Ariel fue publicado en 1900, en pleno cambio de siglo. Repleto de símbolos, escrito en un estilo clásico que quiere acentuar el tono didáctico del maestro que habla a sus discípulos. La perspectiva generacional es, desde las primeras líneas, la mejor muestra de la motivación moral del libro. El maestro le pide a la juventud que con su pensamiento y su acción asuma el liderazgo en el destino de América latina.

La guía moral que pretende inculcar Ariel parte de advertir las perversiones del “espíritu de especialización”, de la “cultura unilateral”. Para superar el utilitarismo dominante del siglo que fenecía, Rodó proclamó las virtudes de la universalidad clásica, de la libertad de pensamiento, de la libertad creadora en el arte.  Su ideal de armonía era la conjunción, en clave cristiana, de lo bueno y lo bello, “la ley moral como una estética de la conducta”; “distinguir lo bueno y lo verdadero” hacía parte de la tarea de formar en el buen gusto.

Rodó parecía proponer la formación de una élite cultural poseedora de los cánones de lo bueno y lo bello, capacitada por el conocimiento y por su superioridad moral para guiar las multitudes urbanas que comenzaban a crecer en las urbes latinoamericanas.

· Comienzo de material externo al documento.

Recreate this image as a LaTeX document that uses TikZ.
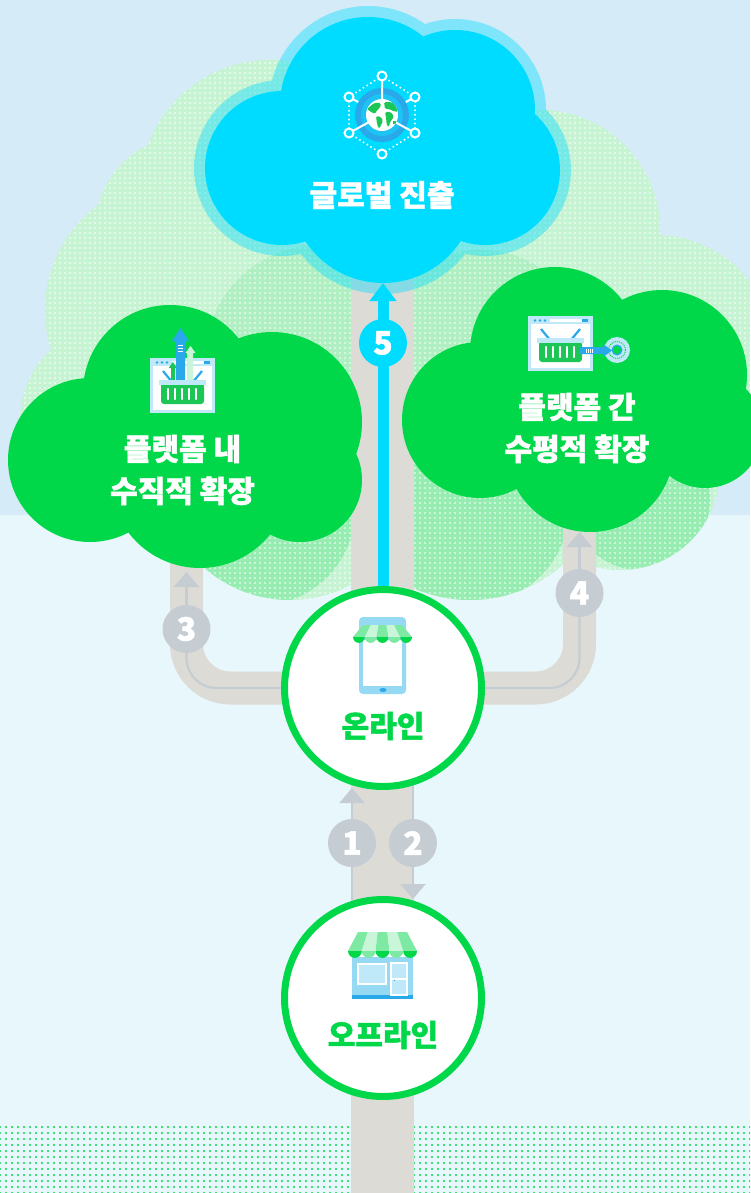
\documentclass[tikz,border=0pt]{standalone}
\usepackage{fontspec}
\newfontfamily\krfont{Noto Sans CJK KR}[BoldFeatures={FakeBold=1.5}]
\usetikzlibrary{arrows.meta,patterns.meta}
\definecolor{SkyTop}{HTML}{D5ECF8}
\definecolor{SkyLow}{HTML}{E8F7FC}
\definecolor{LeafPale}{HTML}{C6F3D2}
\definecolor{LeafMid}{HTML}{AFEFC2}
\definecolor{LeafDeep}{HTML}{97ECB1}
\definecolor{Leaf}{HTML}{00D84A}
\definecolor{Sky}{HTML}{00DCFF}
\definecolor{Bark}{HTML}{DCDBD6}
\definecolor{Trail}{HTML}{C5CDD2}
\definecolor{IconBlue}{HTML}{2AA9EA}
\definecolor{IconPale}{HTML}{BFE9F8}
\definecolor{GlobeRing}{HTML}{1EC3F6}
\definecolor{Glass}{HTML}{95D9F3}
\definecolor{Awning}{HTML}{7EE9A3}
\definecolor{AwningLt}{HTML}{C9F6D9}
\definecolor{Basket}{HTML}{1BC655}

% shop window with a basket, local units from the top left corner
\newcommand{\cartframe}{%
  \fill[IconPale] (0,0) rectangle (65,55);
  \fill[white] (3,8) rectangle (62,52);
  \fill[white] (22,3) rectangle (54,6);
  \fill[IconBlue] (54,3) rectangle (60,6);
  \foreach \dx in {7,12,17} \fill[IconBlue] (\dx,4.5) circle (1.3);}
\newcommand{\cartbasket}{%
  \draw[IconBlue,line width=2.2pt] (13,13) -- (22,24) (52,13) -- (43,24);
  \fill[Basket,rounded corners=3pt] (11,25) rectangle (54,46);
  \fill[IconPale] (9,22) rectangle (56,27);
  \foreach \sx in {18,25,32,39,46}
    \draw[white,line width=2.2pt,line cap=round] (\sx,31) -- (\sx,41);}

\begin{document}
\begin{tikzpicture}[x=1pt,y=-1pt,
  stage/.style={circle,draw=Leaf,line width=7pt,fill=white,minimum size=197pt,inner sep=0pt},
  badge/.style={circle,fill=Trail,minimum size=48pt,inner sep=0pt,text=white,
   font=\krfont\bfseries\fontsize{32}{32}\selectfont},
  title/.style={text=white,align=center,font=\krfont\bfseries\fontsize{30}{42}\selectfont},
  place/.style={text=Leaf,font=\krfont\bfseries\fontsize{30}{34}\selectfont},
  branch/.style={draw=Bark,line width=33pt,rounded corners=44pt},
  trail/.style={draw=Trail,line width=2.2pt},
  trailtip/.style={-{Triangle[length=15pt,width=25pt]}}]
  \useasboundingbox (0,0) rectangle (750,1193);

  % sky and ground
  \fill[SkyTop] (0,0) rectangle (750,515);
  \fill[SkyLow] (0,515) rectangle (750,1193);
  \fill[pattern={Dots[distance=6pt,radius=1.1pt]},pattern color=Leaf] (0,1122) rectangle (750,1193);

  % canopy
  \begin{scope}
    \clip (175,310) circle (130) (190,230) circle (95) (270,190) circle (130) (115,420) circle (95)
      (540,230) circle (120) (655,355) circle (120) (290,470) circle (130)
      (470,460) circle (140) (620,470) circle (100) (383,300) circle (150);
    \fill[LeafPale] (0,0) rectangle (750,620);
    \fill[LeafMid] (320,360) circle (115) (480,360) circle (110) (640,420) circle (95) (190,430) circle (100);
    \fill[LeafDeep] (260,510) circle (95) (470,505) circle (100) (640,500) circle (70);
    \fill[pattern={Dots[distance=5pt,radius=.8pt]},pattern color=white] (0,0) rectangle (750,620);
  \end{scope}

  % trunk and branches
  \node[stage,draw=none,fill=none] (online) at (383,688) {};
  \node[stage,draw=none,fill=none] (offline) at (383,998) {};
  \fill[Bark] (351,250) rectangle (414,1193);
  \draw[branch] (online.center) -| (186.5,540);
  \draw[branch] (online.center) -| (579.5,520);

  \coordinate (c3) at (186.5,629);
  \coordinate (tip3) at (186.5,572);
  \coordinate (c4) at (579.5,593);
  \coordinate (tip4) at (579.5,532);
  \draw[trail,rounded corners=30pt] (online.center) -| (c3);
  \draw[trail,trailtip] (c3) -- (tip3);
  \draw[trail,rounded corners=30pt] (online.center) -| (c4);
  \draw[trail,trailtip] (c4) -- (tip4);

  % leaf clouds
  \fill[Leaf] (170,392) circle (87) (272,422) circle (90) (90,460) circle (82)
    (200,478) circle (90) (300,480) circle (62);
  \fill[Leaf] (555,352) circle (85) (662,375) circle (85) (480,420) circle (78)
    (590,448) circle (84) (705,430) circle (58);

  % sky cloud with its halo
  \fill[Sky,opacity=.4] (368,105) circle (99) (455,110) circle (91) (282,168) circle (88)
    (383,190) circle (104) (485,170) circle (86);
  \fill[Sky] (368,105) circle (88) (455,110) circle (80) (282,168) circle (77)
    (383,190) circle (93) (485,170) circle (75);

  \coordinate (c5) at (383,343);
  \coordinate (tip5) at (383,283);
  \draw[Sky,line width=11pt,-{Triangle[length=18pt,width=26pt]}] (online.north) -- (tip5);
  \node[badge,fill=Sky] (b5) at (c5) {5};

  % stages
  \node[stage] at (online) {};
  \node[stage] at (offline) {};

  \coordinate (up1) at (352,900);
  \coordinate (tip1) at (352,788);
  \coordinate (down2) at (413,786);
  \coordinate (tip2) at (413,899);
  \draw[trail,trailtip] (up1) -- (tip1);
  \draw[trail,trailtip] (down2) -- (tip2);

  \node[badge] (b1) at (352,843) {1};
  \node[badge] (b2) at (413,843) {2};
  \node[badge] (b3) at (c3) {3};
  \node[badge] (b4) at (c4) {4};

  % globe network
  \begin{scope}[shift={(382,115)}]
    \draw[white,line width=2.2pt,line cap=round,dash pattern=on 0pt off 4.4pt]
      (0,-39) -- (-33,-18) -- (-33,18) -- (0,39) -- (33,18) -- (33,-18) -- cycle;
    \draw[white,line width=2pt] (-33,-18) -- (0,0) (33,-18) -- (0,0);
    \fill[IconBlue] (0,0) circle (27);
    \fill[GlobeRing] (0,0) circle (21);
    \draw[white,line width=2pt] (0,-39) -- (0,0) (-33,18) -- (0,0) (33,18) -- (0,0);
    \fill[white] (0,0) circle (16);
    \begin{scope}
      \clip (0,0) circle (16);
      \fill[Basket,rounded corners=1.5pt] (-15,-6) -- (-8,-12) -- (-1,-12) -- (-2,-7) -- (-5,-5)
        -- (-7,-1) -- (-11,-3) -- cycle;
      \fill[Basket,rounded corners=1.5pt] (-6,1) -- (-1,2) -- (1,6) -- (-3,14) -- (-5,9) -- cycle;
      \fill[Basket,rounded corners=1.5pt] (2,-13) -- (9,-13) -- (16,-8) -- (16,-3) -- (11,-4)
        -- (7,-6) -- (3,-6) -- cycle;
      \fill[Basket,rounded corners=1.5pt] (3,-3) -- (9,-3) -- (12,2) -- (8,7) -- (7,12) -- (5,11)
        -- (4,3) -- cycle;
      \fill[Basket] (11,6) rectangle (14,9);
    \end{scope}
    \foreach \p in {(0,-39),(-33,-18),(33,-18),(-33,18),(33,18),(0,39)}
      \draw[white,line width=2pt,fill=Sky] \p circle (4.5);
  \end{scope}

  % basket with rising arrows
  \begin{scope}[shift={(150,358)}]
    \cartframe
    \fill[Basket] (21,10) rectangle (25,23) (18.7,10) -- (27,10) -- (22.8,4) -- cycle;
    \fill[IconBlue] (26,-17) rectangle (35,23) (22,-17) -- (39,-17) -- (30.5,-30) -- cycle;
    \draw[white,line width=1pt] (28,-13) -- (33,-13) (28,-10) -- (33,-10) (28,-7) -- (33,-7);
    \fill[AwningLt] (37,-5) rectangle (43,23) (35.5,-5) -- (45.5,-5) -- (40.5,-12) -- cycle;
    \cartbasket
  \end{scope}

  % basket sent to a target
  \begin{scope}[shift={(528,316)}]
    \fill[IconPale] (89,34) circle (13);
    \draw[Leaf,line width=1pt,dash pattern=on 1pt off 1pt] (89,34) circle (8.5);
    \fill[IconBlue] (89,34) circle (5.5);
    \fill[Leaf] (89,34) circle (4);
    \cartframe
    \cartbasket
    \fill[IconBlue] (52,31) rectangle (76,38) (75,28) -- (75,41) -- (84,34.5) -- cycle;
    \foreach \sx in {58,60,62,64} \draw[white,line width=.7pt] (\sx,32.5) -- (\sx,36.5);
  \end{scope}

  % phone shop
  \fill[Glass,rounded corners=4pt] (359,617) rectangle (406,694);
  \fill[white] (363,640) rectangle (402,686);
  \fill[IconBlue] (383,690) ellipse (3.5 and 2);
  \foreach \i/\c in {0/Awning,1/AwningLt,2/Awning,3/AwningLt,4/Awning}
    \fill[\c] ({363+\i*7.8},625) -- ({363+(\i+1)*7.8},625) -- ({353+(\i+1)*11.8},637)
      -- ({353+\i*11.8},637) -- cycle;
  \begin{scope}
    \clip (353,637) rectangle (412,644);
    \foreach \i/\c in {0/Leaf,1/Awning,2/Leaf,3/Awning,4/Leaf}
      \fill[\c] ({353+(\i+.5)*11.8},637) circle (5.9);
  \end{scope}

  % street shop
  \fill[Glass] (352,957) rectangle (413,999);
  \fill[IconBlue] (352,995) rectangle (413,999);
  \filldraw[fill=IconPale,draw=white,line width=1.5pt] (358,964) rectangle (386,984);
  \filldraw[fill=IconPale,draw=white,line width=1.5pt] (391,963) rectangle (407,995);
  \draw[white,line width=1.5pt] (391,979) -- (407,979);
  \fill[IconBlue] (393.5,979.5) rectangle (395,981);
  \foreach \i/\c in {0/Awning,1/AwningLt,2/Awning,3/AwningLt,4/Awning}
    \fill[\c] ({358+\i*9.8},932) -- ({358+(\i+1)*9.8},932) -- ({348+(\i+1)*13.8},951)
      -- ({348+\i*13.8},951) -- cycle;
  \begin{scope}
    \clip (348,951) rectangle (417,959);
    \foreach \i/\c in {0/Leaf,1/Awning,2/Leaf,3/Awning,4/Leaf}
      \fill[\c] ({348+(\i+.5)*13.8},951) circle (6.9);
  \end{scope}

  % labels
  \node[title] (global) at (382,195) {글로벌 진출};
  \node[title] (vertical) at (182.5,470) {플랫폼 내\\수직적 확장};
  \node[title] (horizontal) at (577,428) {플랫폼 간\\수평적 확장};
  \node[place] (onlinetxt) at (383,726) {온라인};
  \node[place] (offlinetxt) at (383,1035) {오프라인};
\end{tikzpicture}
\end{document}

Siguiendo a Ernest Renan, un autor cuya lectura fue recurrente en la intelectualidad hispanoamericana en la transición hacia el siglo XX, el escritor uruguayo temía las consecuencias de la democratización, eso significaba muchedumbre, vulgaridad, barbarie. Argentina, Uruguay y Chile, particularmente, ya experimentaban la avanzada de la migración europea y esa “multitud cosmopolita” le hacía temer a nuestro autor “los peligros de la degeneración democrática”. No era extraño, en un escritor que nació en el último cuarto del siglo XIX, el uso casi médico de la palabra degeneración y de su opuesta: regeneración Como en los tiempos ilustrados del siglo XVIII, ante la perversión masificadora se alzaba la capacidad selectiva de la razón, el cultivo del mérito para ayudar a seleccionar, por la vía de la educación, a los mejores, a los más capacitados para asumir tareas de gobierno. A eso lo llamaba Rodó “la superioridad de los mejores”. Una aristocracia de la inteligencia que distinguía a una élite intelectual destinada a guiar las sociedades.

Pero el principal temor de Rodó no provenía de la migración europea, la derrota española de 1898 y el consecuente ascenso de Estados Unidos de América le hizo temer algo peor. El continente americano corría el riesgo de ser devorado por la “nordomanía”, por el espíritu utilitario de los yanquis. El país del norte era el Calibán moderno que ponía en peligro el alma latina, la belleza proveniente de la lengua española, del buen gusto del artista. “A vuestra generación toca impedirlo”, ese era el llamado casi angustioso de alguien que percibía un punto de quiebre en la historia y la cultura de América latina. La expansión del capitalismo exigía una “América regenerada” conducida por un nuevo (o más bien viejo) tipo de intelectual, aquel capaz de imponer las virtudes mezcladas de la razón y el sentimiento.